April 30 (Bloomberg) -- The Portuguese government reduced spending limits for next year as part of its effort to curb debt and regain access to bond markets.
The government will reduce its primary spending limit by 3.2 percent in 2013 and lower the limit for total spending by 2.1 percent, according to a statement handed out to reporters after a Cabinet meeting in Lisbon today. The plans are included in the government’s budget outline for the 2013-2016 period.
The economy will be in a recession this year and 2013 will be the start “of the economic recovery,” Finance Minister Vitor Gaspar said at a press conference today. Gaspar also said the government is sticking to its target for a budget deficit of 3 percent of gross domestic product in 2013, when the ratio of debt-to-GDP is forecast to peak at 115.7 percent.
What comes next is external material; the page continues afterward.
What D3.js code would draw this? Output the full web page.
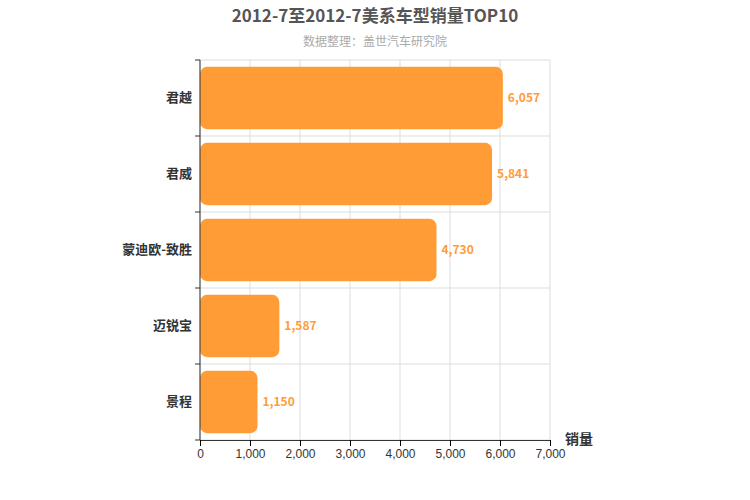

Portugal is cutting spending and increasing taxes to comply with the terms of a 78 billion-euro ($103 billion) aid plan from the European Union and the International Monetary Fund. Prime Minister Pedro Passos Coelho said on March 5 that if the country can’t access bond markets by September 2013 due to “external reasons,” it would be able to count on continued support from the IMF and the EU.
The government narrowed its budget deficit to 4.2 percent of GDP in 2011 from 9.8 percent in 2010 after bank pension funds were transferred to the state, and plans a shortfall of 4.5 percent in 2012. Portugal’s debt is forecast to peak at about 115 percent of GDP in 2013, the IMF forecasts.
The government predicts the economy will shrink 3 percent this year and expand 0.6 percent in 2013, according to the budget plan. In March it forecast a 3.3 percent contraction in GDP for 2012.